Las pruebas de la vida son las herramientas que Dios usa para que aprendamos a vivir en Él. Ellas van puliendo nuestro orgullo con el fin de que lleguemos a ser totalmente dependientes del Maestro. No tienen el propósito de humillarnos, sino que son permitidas para que el dolor que causa una herida pequeña nos haga madurar con el fin de evitar una herida mayor que nos llevaría a la destrucción.
La receta para confrontar la prueba no es luchar, sino rendirse. No es estrategia, sino oración. No es tratar de controlar las circunstancias, sino dejar que el Espíritu nos controle a nosotros.

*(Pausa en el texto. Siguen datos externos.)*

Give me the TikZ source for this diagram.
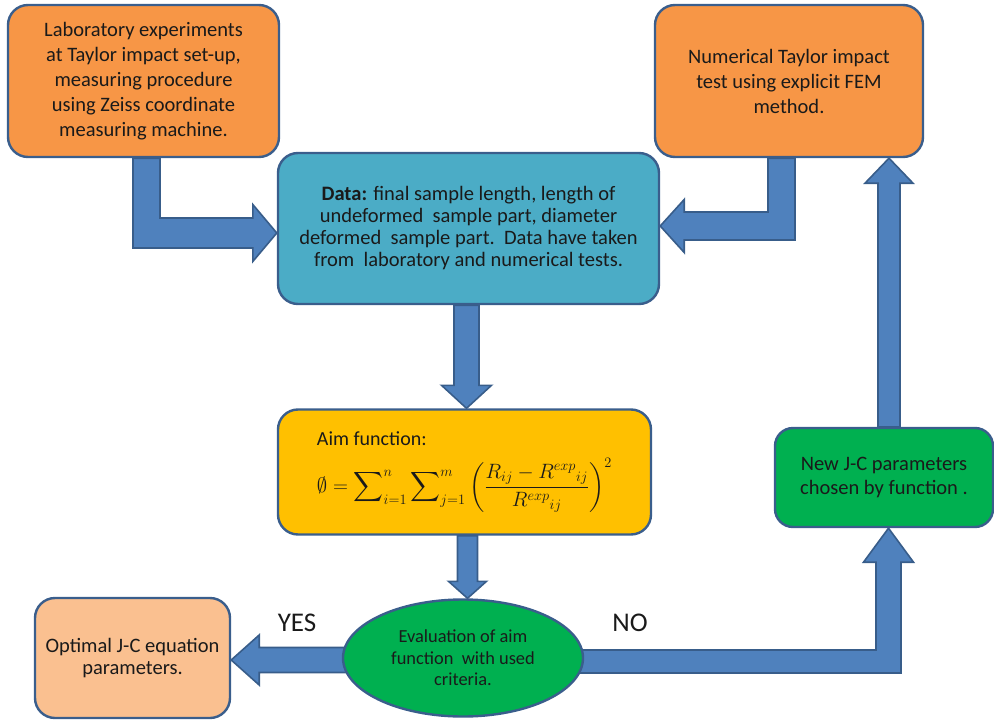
\documentclass[tikz,border=0pt]{standalone}
\usepackage{exscale}
\usepackage{fontspec}
\setmainfont{Carlito}
\usetikzlibrary{shapes.geometric,calc,backgrounds}
\definecolor{borderc}{HTML}{3A5E8C}
\definecolor{arrowf}{HTML}{4F81BD}
\definecolor{arrowb}{HTML}{385D8A}
\definecolor{orangef}{HTML}{F79646}
\definecolor{aquaf}{HTML}{4BACC6}
\definecolor{goldf}{HTML}{FFC000}
\definecolor{greenf}{HTML}{00B050}
\definecolor{peachf}{HTML}{FAC090}
\definecolor{txt}{HTML}{1A1A1A}
\begin{document}
\begin{tikzpicture}[x=1pt,y=-1pt,
  box/.style={draw=borderc, line width=2.4pt, rounded corners=20pt, inner sep=0pt, align=center, text=txt},
  blk/.style={fill=arrowf, draw=arrowb, line width=1.6pt, line join=miter},
  lbl/.style={font=\fontsize{27}{30}\selectfont, text=txt}]
\useasboundingbox (0,0) rectangle (994,720);

\node[box, fill=orangef, minimum width=271pt, minimum height=152pt, font=\fontsize{20.5}{25}\selectfont] (lab) at (143.5,81)
  {Laboratory experiments\\at Taylor impact set-up,\\measuring procedure\\using Zeiss coordinate\\measuring machine.};
\node[box, fill=orangef, minimum width=268pt, minimum height=152pt, font=\fontsize{20.5}{25}\selectfont] (num) at (789,81)
  {Numerical Taylor impact\\test using explicit FEM\\method.};
\node[box, fill=aquaf, minimum width=381pt, minimum height=151pt, font=\fontsize{20.5}{22}\selectfont] (data) at (468.5,228.5)
  {\textbf{Data:} final sample length, length of\\undeformed\ \ sample part, diameter\\deformed\ \ sample part.\ \ Data have taken\\from\ \ laboratory and numerical tests.};
\node[box, fill=goldf, minimum width=373pt, minimum height=125pt, align=left, font=\fontsize{20}{24}\selectfont] (aim) at (464.5,472)
  {Aim function:\\[12pt]{\fontsize{20.74}{24}\selectfont$\displaystyle \emptyset = \sum\nolimits_{i=1}^{n}\sum\nolimits_{j=1}^{m}\left(\frac{R_{ij}-R^{exp}{}_{ij}}{R^{exp}{}_{ij}}\right)^{2}$}};
\node[ellipse, draw=borderc, line width=2.4pt, fill=greenf, minimum width=240pt, minimum height=117pt, inner sep=0pt, align=center, text=txt, font=\fontsize{18.4}{21.5}\selectfont] (eval) at (463,658)
  {Evaluation of aim\\function\ \ with used\\criteria.};
\node[box, fill=greenf, rounded corners=18pt, minimum width=218pt, minimum height=99pt, font=\fontsize{20.5}{24}\selectfont] (new) at (884,477.5)
  {New J-C parameters\\chosen by function .};
\node[box, fill=peachf, minimum width=195pt, minimum height=120pt, font=\fontsize{20.5}{21.5}\selectfont] (opt) at (132.5,658)
  {Optimal J-C equation\\parameters.};

\node[lbl] (yes) at (297,623) {YES};
\node[lbl] (no) at (630,623) {NO};

\begin{pgfonlayer}{background}
% lab -> data
\draw[blk] let \p1=($(lab.south)+(3,0)$), \p2=($(data.west)+(0,4.5)$) in
  (\x1-13.5pt,\y1) -- (\x1+13.5pt,\y1) -- (\x1+13.5pt,\y2+15pt) -- (\x2-24pt,\y2+15pt) -- (\x2-24pt,\y2+28.5pt)
  -- (\x2,\y2) -- (\x2-24pt,\y2-28.5pt) -- (\x2-24pt,\y2-15pt) -- (\x1-13.5pt,\y2-15pt) -- cycle;
% num -> data
\draw[blk] let \p1=($(num.south)+(-7.5,0)$), \p2=($(data.east)+(0,-2.5)$) in
  (\x1+13.5pt,\y1) -- (\x1-13.5pt,\y1) -- (\x1-13.5pt,\y2+14pt) -- (\x2+24pt,\y2+14pt) -- (\x2+24pt,\y2+26.5pt)
  -- (\x2,\y2) -- (\x2+24pt,\y2-26.5pt) -- (\x2+24pt,\y2-14pt) -- (\x1+13.5pt,\y2-14pt) -- cycle;
% data -> aim
\draw[blk] let \p1=($(data.south)+(-2,0)$), \p2=(aim.north) in
  (\x1-12.5pt,\y1) -- (\x1+12.5pt,\y1) -- (\x1+12.5pt,\y2+23pt) -- (\x1+25pt,\y2+23pt) -- (\x1,\y2)
  -- (\x1-25pt,\y2+23pt) -- (\x1-12.5pt,\y2+23pt) -- cycle;
% aim -> eval
\draw[blk] let \p1=($(aim.south)+(3,0)$), \p2=(eval.north) in
  (\x1-10pt,\y1) -- (\x1+10pt,\y1) -- (\x1+10pt,\y2+17pt) -- (\x1+19pt,\y2+17pt) -- (\x1,\y2)
  -- (\x1-19pt,\y2+17pt) -- (\x1-10pt,\y2+17pt) -- cycle;
% eval -> opt (YES)
\draw[blk] let \p1=(eval.west), \p2=($(opt.east)+(0,2)$) in
  (\x1+10pt,\y2+12.5pt) -- (\x2+28pt,\y2+12.5pt) -- (\x2+28pt,\y2+25pt) -- (\x2,\y2)
  -- (\x2+28pt,\y2-25pt) -- (\x2+28pt,\y2-12.5pt) -- (\x1+10pt,\y2-12.5pt) -- cycle;
% eval -> new (NO)
\draw[blk] let \p1=(eval.east), \p2=($(new.south)+(4.5,0)$), \p3=($(eval.east)+(0,3.5)$) in
  (\x1-10pt,\y3+11.5pt) -- (\x2-12.5pt,\y3+11.5pt) -- (\x2-12.5pt,\y2-34pt) -- (\x2-25pt,\y2-34pt) -- (\x2,\y2)
  -- (\x2+25pt,\y2-34pt) -- (\x2+12.5pt,\y2-34pt) -- (\x2+12.5pt,\y3-11.5pt) -- (\x1-10pt,\y3-11.5pt) -- cycle;
% new -> num
\draw[blk] let \p1=($(new.north)+(5,0)$), \p2=(num.south) in
  (\x1-11pt,\y1) -- (\x1-11pt,\y2-25pt) -- (\x1-24pt,\y2-25pt) -- (\x1,\y2)
  -- (\x1+24pt,\y2-25pt) -- (\x1+11pt,\y2-25pt) -- (\x1+11pt,\y1) -- cycle;
\end{pgfonlayer}
\end{tikzpicture}
\end{document}
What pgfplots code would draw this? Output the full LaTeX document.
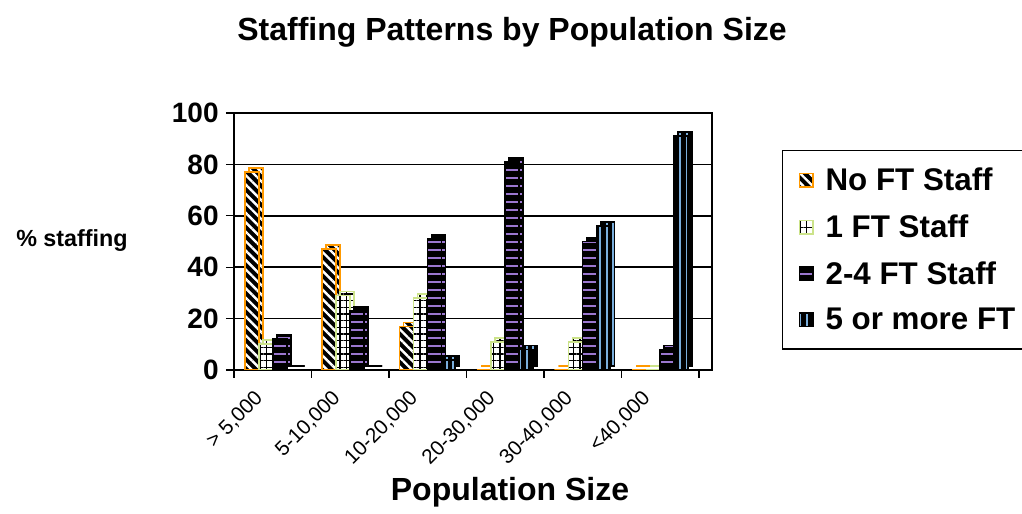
\documentclass[border=0pt]{standalone}
\usepackage{pgfplots}
\pgfplotsset{compat=1.18}
\usepackage{fontspec}
\setmainfont{Liberation Sans}
\usetikzlibrary{patterns.meta}
\definecolor{orng}{HTML}{FF9900}
\definecolor{lgreen}{HTML}{CCE38A}
\definecolor{purp}{HTML}{9B77CF}
\definecolor{lblue}{HTML}{7AAEDC}
\pgfplotsset{
  sA/.style={draw=orng, line width=1.2pt, preaction={fill=black}, pattern={Lines[angle=-45,distance=5pt,line width=1.8pt]}, pattern color=white},
  sB/.style={draw=lgreen, line width=1.2pt, preaction={fill=white}, pattern={Hatch[distance=5pt,line width=0.9pt]}, pattern color=black},
  sC/.style={draw=black, line width=1.2pt, preaction={fill=black}, pattern={Lines[angle=0,distance=6pt,line width=1.6pt]}, pattern color=purp},
  sD/.style={draw=black, line width=1.2pt, preaction={fill=black}, pattern={Lines[angle=90,distance=5pt,line width=1.5pt]}, pattern color=lblue},
  shadow/.style={xshift=3pt, yshift=3pt, forget plot},
}
\pgfplotstableread{
x A B C D
0 77 10 12 0
1 47 29 23 0
2 17 28 51 4
3 0 11 81 8
4 0 11 50 56
5 0 0 8 91
}\datatable
\begin{document}
\begin{tikzpicture}[x=1pt,y=1pt]
\path[use as bounding box] (0,0) rectangle (766.5,385.5);
\node[font=\fontsize{24}{28}\selectfont\bfseries] at (384,361.5) {Staffing Patterns by Population Size};
\node[font=\fontsize{17.5}{20}\selectfont\bfseries] at (54,205) {\% staffing};
\node[font=\fontsize{24}{28}\selectfont\bfseries] at (382.5,16.5) {Population Size};
\begin{axis}[
  at={(175.5pt,108pt)}, anchor=south west,
  scale only axis, width=358.5pt, height=192.75pt,
  xmin=-0.5, xmax=5.67, ymin=0, ymax=100,
  ybar=0pt, bar width=10.5pt,
  axis line style={black, line width=1.1pt},
  ymajorgrids, grid style={black, line width=1.1pt},
  ytick={0,20,...,100},
  tick pos=left,
  tick align=outside, major tick length=6pt, minor tick length=6pt,
  tick style={black, line width=1pt},
  /pgf/number format/assume math mode=true,
  yticklabel style={font=\fontsize{21}{24}\selectfont\bfseries, xshift=-2pt},
  xtick={0,...,5},
  xticklabels={{> 5,000},{5-10,000},{10-20,000},{20-30,000},{30-40,000},{<40,000}},
  major x tick style={draw=none},
  minor xtick={-0.5,0.5,1.5,2.5,3.5,4.5,5.5},
  minor x tick style={draw=black, line width=1pt},
  xticklabel style={font=\fontsize{15.5}{17}\selectfont, xshift=-14.5pt, yshift=-3.5pt, rotate=45, anchor=north east},
  legend style={at={(1.1464,0.856)}, anchor=north west, draw=black, line width=1pt,
    font=\fontsize{23.5}{26}\selectfont\bfseries, row sep=12.5pt, inner xsep=12pt, inner ysep=11pt,
    /tikz/every odd column/.append style={column sep=7pt}},
  legend cell align=left,
  legend image code/.code={\draw[#1, line width=1.2pt] (0pt,-5pt) rectangle (10pt,5pt);},
]
\addplot[sA, shadow, bar shift=-15.75pt] table[x=x, y=A] {\datatable};
\addplot[sA, bar shift=-15.75pt] table[x=x, y=A] {\datatable};
\addplot[sB, shadow, bar shift=-5.25pt] table[x=x, y=B] {\datatable};
\addplot[sB, bar shift=-5.25pt] table[x=x, y=B] {\datatable};
\addplot[sC, shadow, bar shift=5.25pt] table[x=x, y=C] {\datatable};
\addplot[sC, bar shift=5.25pt] table[x=x, y=C] {\datatable};
\addplot[sD, shadow, bar shift=15.75pt] table[x=x, y=D] {\datatable};
\addplot[sD, bar shift=15.75pt] table[x=x, y=D] {\datatable};
\legend{No FT Staff, 1 FT Staff, 2-4 FT Staff, 5 or more FT}
\end{axis}
\end{tikzpicture}
\end{document}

Las victorias espirituales no se ganan al imponernos a nuestros enemigos, sino al someternos de tal manera al Espíritu para que nuestro enemigo vea a Jesús en nosotros. Cuando esa sea nuestra experiencia, hasta la mayor audacia que cometan ellos en nuestra contra se transformará en una bendita oportunidad de rendirnos a Dios para mostrar a Jesús en nuestras vidas. Si ese fuera el caso, llegará un día que en nuestras oraciones no solo agradeceremos a Dios por las victorias otorgadas sino por la presencia de enemigos que, por la saña que ejercieron contra nosotros, permitieron que seamos más semejantes a Jesucristo.
¿Crees que puede haber mayor victoria que esa? No hay absolutamente nada que pueda derrotar o perjudicar al que permanence en Cristo.